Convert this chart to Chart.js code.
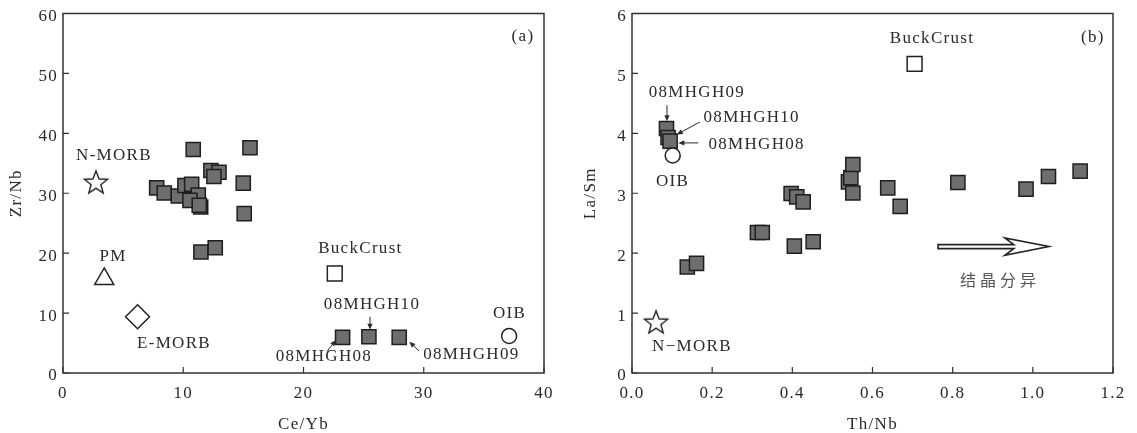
<!DOCTYPE html>
<html>
<head>
<meta charset="utf-8">
<script src="https://cdn.jsdelivr.net/npm/chart.js@4/dist/chart.umd.min.js"></script>
<style>
  html, body { margin: 0; padding: 0; background: #fff; }
  #wrap { position: relative; width: 1137px; height: 433px; }
  .box { position: absolute; top: 0; height: 433px; }
</style>
</head>
<body>
<div id="wrap">
  <div class="box" style="left:0;width:568px"><canvas id="chartA" width="568" height="433"></canvas></div>
  <div class="box" style="left:568px;width:569px"><canvas id="chartB" width="569" height="433"></canvas></div>
</div>
<script>
// (a) Ce/Yb vs Zr/Nb, samples (last three are 08MHGH08, 08MHGH10, 08MHGH09)
const ceYb = [10.83, 15.55, 12.3, 12.97, 12.55, 14.99, 7.79, 8.42, 9.59, 10.14, 10.7, 11.25, 10.56, 11.45, 11.33, 15.07, 11.47, 12.66, 23.25, 25.44, 27.96];
const zrNb = [37.3, 37.6, 33.8, 33.5, 32.8, 31.7, 30.9, 30.05, 29.55, 31.3, 31.5, 29.7, 28.8, 27.7, 28.0, 26.6, 20.2, 20.9, 5.95, 6.05, 5.95];
const refNamesA = ['N-MORB', 'PM', 'E-MORB', 'BuckCrust', 'OIB'];
const refCeYb = [2.74, 3.43, 6.2, 22.6, 37.1];
const refZrNb = [31.9, 15.7, 9.38, 16.6, 6.17];
const xTicksA = [0, 10, 20, 30, 40];
const yTicksA = [0, 10, 20, 30, 40, 50, 60];

// (b) Th/Nb vs La/Sm, samples (first three are 08MHGH09, 08MHGH10, 08MHGH08)
const thNb = [0.086, 0.09, 0.095, 0.138, 0.161, 0.313, 0.325, 0.397, 0.411, 0.427, 0.405, 0.452, 0.54, 0.546, 0.551, 0.551, 0.638, 0.669, 0.813, 0.983, 1.039, 1.118];
const laSm = [4.08, 3.93, 3.87, 1.77, 1.83, 2.345, 2.345, 2.995, 2.94, 2.855, 2.117, 2.19, 3.19, 3.26, 3.48, 3.005, 3.09, 2.78, 3.18, 3.07, 3.28, 3.37];
const refNamesB = ['N-MORB', 'OIB', 'BuckCrust'];
const refThNb = [0.06, 0.1015, 0.705];
const refLaSm = [0.855, 3.63, 5.16];
const xTicksB = [0, 0.2, 0.4, 0.6, 0.8, 1.0, 1.2];
const yTicksB = [0, 1, 2, 3, 4, 5, 6];

const serif = '"Liberation Serif", "Times New Roman", serif';
const ink = '#2a2a2a';

function makeStar() {
  const size = 28, c = document.createElement('canvas');
  c.width = c.height = size;
  const g = c.getContext('2d');
  const R = 12.2, r = R * 0.42, cx = size / 2, cy = size / 2 + 1.2;
  g.beginPath();
  for (let i = 0; i < 10; i++) {
    const a = -Math.PI / 2 + i * Math.PI / 5, rr = i % 2 ? r : R;
    g.lineTo(cx + rr * Math.cos(a), cy + rr * Math.sin(a));
  }
  g.closePath();
  g.fillStyle = '#fff'; g.fill();
  g.lineWidth = 1.4; g.strokeStyle = '#222'; g.stroke();
  return c;
}
const star = makeStar();

const markerFor = {
  'N-MORB': { style: star, r: 12 },
  'PM': { style: 'triangle', r: 11 },
  'E-MORB': { style: 'rectRot', r: 12 },
  'BuckCrust': { style: 'rect', r: 10.5 },
  'OIB': { style: 'circle', r: 7.5 }
};

function refDataset(names, xs, ys) {
  return {
    data: xs.map((v, i) => ({ x: v, y: ys[i] })),
    pointStyle: names.map(n => markerFor[n].style),
    pointRadius: names.map(n => markerFor[n].r),
    backgroundColor: '#fff', borderColor: '#222', borderWidth: 1.5, order: 0
  };
}
function sampleDataset(xs, ys) {
  return {
    data: xs.map((v, i) => ({ x: v, y: ys[i] })),
    pointStyle: 'rect', pointRadius: 10,
    backgroundColor: '#6e6e6e', borderColor: '#1e1e1e', borderWidth: 1.5, order: 1
  };
}

function arrow(ctx, x0, y0, x1, y1) {
  const a = Math.atan2(y1 - y0, x1 - x0), L = 6, W = 2.6;
  ctx.beginPath(); ctx.moveTo(x0, y0); ctx.lineTo(x1 - 4 * Math.cos(a), y1 - 4 * Math.sin(a)); ctx.stroke();
  ctx.beginPath();
  ctx.moveTo(x1, y1);
  ctx.lineTo(x1 - L * Math.cos(a) + W * Math.sin(a), y1 - L * Math.sin(a) - W * Math.cos(a));
  ctx.lineTo(x1 - L * Math.cos(a) - W * Math.sin(a), y1 - L * Math.sin(a) + W * Math.cos(a));
  ctx.closePath(); ctx.fill();
}

function hollowArrow(ctx, sx, tx, y) {
  ctx.beginPath();
  ctx.moveTo(sx, y - 2); ctx.lineTo(tx - 35, y - 2); ctx.lineTo(tx - 44, y - 8.7);
  ctx.lineTo(tx, y); ctx.lineTo(tx - 44, y + 8.7); ctx.lineTo(tx - 35, y + 2);
  ctx.lineTo(sx, y + 2); ctx.closePath();
  ctx.fillStyle = '#fff'; ctx.fill();
  ctx.lineWidth = 1.6; ctx.strokeStyle = '#222'; ctx.stroke();
}

const figure = {
  id: 'figure',
  beforeDraw(chart) { chart.ctx.letterSpacing = '1.3px'; },
  beforeDatasetsDraw(chart) {
    const { ctx, chartArea: a, scales: { x, y } } = chart;
    ctx.save();
    ctx.strokeStyle = '#333'; ctx.lineWidth = 1.5;
    ctx.strokeRect(a.left, a.top, a.right - a.left, a.bottom - a.top);
    ctx.lineWidth = 1.2;
    ctx.beginPath();
    x.ticks.forEach(t => { const px = x.getPixelForValue(t.value); ctx.moveTo(px, a.bottom); ctx.lineTo(px, a.bottom - 6); });
    y.ticks.forEach(t => { const py = y.getPixelForValue(t.value); ctx.moveTo(a.left, py); ctx.lineTo(a.left + 6, py); });
    ctx.stroke();
    ctx.restore();
  },
  afterDatasetsDraw(chart, args, opts) {
    const { ctx, scales: { x, y } } = chart;
    const X = v => x.getPixelForValue(v), Y = v => y.getPixelForValue(v);
    ctx.save();
    ctx.fillStyle = ink; ctx.strokeStyle = ink; ctx.lineWidth = 1;
    ctx.textAlign = 'center'; ctx.textBaseline = 'middle';
    ctx.font = '17px ' + serif;
    (opts.labels || []).forEach(l => ctx.fillText(l[0], X(l[1]), Y(l[2])));
    (opts.arrows || []).forEach(p => arrow(ctx, X(p[0]), Y(p[1]), X(p[2]), Y(p[3])));
    if (opts.trend) {
      hollowArrow(ctx, X(opts.trend[0]), X(opts.trend[1]), Y(opts.trend[2]));
      ctx.letterSpacing = '4px';
      ctx.fillStyle = '#555';
      ctx.font = '16px "Noto Sans CJK SC", sans-serif';
      ctx.fillText(opts.trend[3], X(opts.trend[4]), Y(opts.trend[5]));
    }
    ctx.restore();
  },
  afterDraw(chart) { chart.ctx.letterSpacing = '0px'; }
};

function axes(xMin, xMax, yMin, yMax, xTicks, yTicks, xTitle, yTitle, yWidth, yTitlePad, fmt) {
  const tickFont = { family: serif, size: 17 };
  return {
    x: {
      type: 'linear', min: xMin, max: xMax,
      afterBuildTicks: s => { s.ticks = xTicks.map(v => ({ value: v })); },
      afterFit: s => { s.height = 60; s.paddingLeft = 0; s.paddingRight = 0; },
      grid: { display: false, drawTicks: false }, border: { display: false },
      ticks: { font: tickFont, color: ink, padding: 10, maxRotation: 0, autoSkip: false, callback: fmt },
      title: { display: true, text: xTitle, color: ink, font: { family: serif, size: 17, lineHeight: 1 }, padding: { top: 0, bottom: 0 } }
    },
    y: {
      type: 'linear', min: yMin, max: yMax,
      afterBuildTicks: s => { s.ticks = yTicks.map(v => ({ value: v })); },
      afterFit: s => { s.width = yWidth; s.paddingTop = 0; s.paddingBottom = 0; },
      grid: { display: false, drawTicks: false }, border: { display: false },
      ticks: { font: tickFont, color: ink, padding: 5, labelOffset: 3, autoSkip: false },
      title: { display: true, text: yTitle, color: ink, font: { family: serif, size: 17, lineHeight: 1 }, padding: { top: yTitlePad, bottom: 0 } }
    }
  };
}

const common = {
  responsive: false, animation: false, devicePixelRatio: 1,
  layout: { padding: { left: 0, right: 24, top: 13, bottom: 0 } },
  plugins: { legend: { display: false }, tooltip: { enabled: false } }
};

new Chart(document.getElementById('chartA'), {
  type: 'scatter',
  data: { datasets: [refDataset(refNamesA, refCeYb, refZrNb), sampleDataset(ceYb, zrNb)] },
  plugins: [figure],
  options: {
    ...common,
    scales: axes(0, 40, 0, 60, xTicksA, yTicksA, 'Ce/Yb', 'Zr/Nb', 63, 8, v => String(v)),
    plugins: {
      ...common.plugins,
      figure: {
        labels: [
          ['N-MORB', 4.24, 36.3], ['PM', 4.16, 19.4], ['E-MORB', 9.23, 4.95],
          ['BuckCrust', 24.73, 20.8], ['08MHGH10', 25.7, 11.5], ['08MHGH08', 21.7, 2.7],
          ['08MHGH09', 33.96, 3.1], ['OIB', 37.14, 9.95], ['(a)', 38.25, 56.2]
        ],
        arrows: [[25.53, 9.4, 25.53, 7.2], [21.95, 3.6, 22.7, 5.5], [29.6, 3.7, 28.8, 5.2]]
      }
    }
  }
});

new Chart(document.getElementById('chartB'), {
  type: 'scatter',
  data: { datasets: [refDataset(refNamesB, refThNb, refLaSm), sampleDataset(thNb, laSm)] },
  plugins: [figure],
  options: {
    ...common,
    scales: axes(0, 1.2, 0, 6, xTicksB, yTicksB, 'Th/Nb', 'La/Sm', 64, 14.2, v => v.toFixed(1)),
    plugins: {
      ...common.plugins,
      figure: {
        labels: [
          ['BuckCrust', 0.7485, 5.58], ['(b)', 1.15, 5.605], ['08MHGH09', 0.162, 4.68],
          ['08MHGH10', 0.2987, 4.26], ['08MHGH08', 0.311, 3.81], ['OIB', 0.101, 3.19],
          ['N\u2212MORB', 0.1495, 0.44]
        ],
        arrows: [[0.0873, 4.47, 0.0873, 4.2], [0.1697, 4.19, 0.1115, 3.98], [0.1654, 3.84, 0.1155, 3.84]],
        trend: [0.7635, 1.04, 2.11, '结晶分异', 0.918, 1.55]
      }
    }
  }
});
</script>
</body>
</html>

----

__GIVEN EXERCISE__: Copy exactly the lines running from the beginning of the listing through the line that has "const yTicksA = [0, 10, 20, 30, 40, 50, 60];". Drop the pictures.

__TASK RESPONSE__:
Convert this chart to Chart.js code.
<!DOCTYPE html>
<html>
<head>
<meta charset="utf-8">
<script src="https://cdn.jsdelivr.net/npm/chart.js@4/dist/chart.umd.min.js"></script>
<style>
  html, body { margin: 0; padding: 0; background: #fff; }
  #wrap { position: relative; width: 1137px; height: 433px; }
  .box { position: absolute; top: 0; height: 433px; }
</style>
</head>
<body>
<div id="wrap">
  <div class="box" style="left:0;width:568px"><canvas id="chartA" width="568" height="433"></canvas></div>
  <div class="box" style="left:568px;width:569px"><canvas id="chartB" width="569" height="433"></canvas></div>
</div>
<script>
// (a) Ce/Yb vs Zr/Nb, samples (last three are 08MHGH08, 08MHGH10, 08MHGH09)
const ceYb = [10.83, 15.55, 12.3, 12.97, 12.55, 14.99, 7.79, 8.42, 9.59, 10.14, 10.7, 11.25, 10.56, 11.45, 11.33, 15.07, 11.47, 12.66, 23.25, 25.44, 27.96];
const zrNb = [37.3, 37.6, 33.8, 33.5, 32.8, 31.7, 30.9, 30.05, 29.55, 31.3, 31.5, 29.7, 28.8, 27.7, 28.0, 26.6, 20.2, 20.9, 5.95, 6.05, 5.95];
const refNamesA = ['N-MORB', 'PM', 'E-MORB', 'BuckCrust', 'OIB'];
const refCeYb = [2.74, 3.43, 6.2, 22.6, 37.1];
const refZrNb = [31.9, 15.7, 9.38, 16.6, 6.17];
const xTicksA = [0, 10, 20, 30, 40];
const yTicksA = [0, 10, 20, 30, 40, 50, 60];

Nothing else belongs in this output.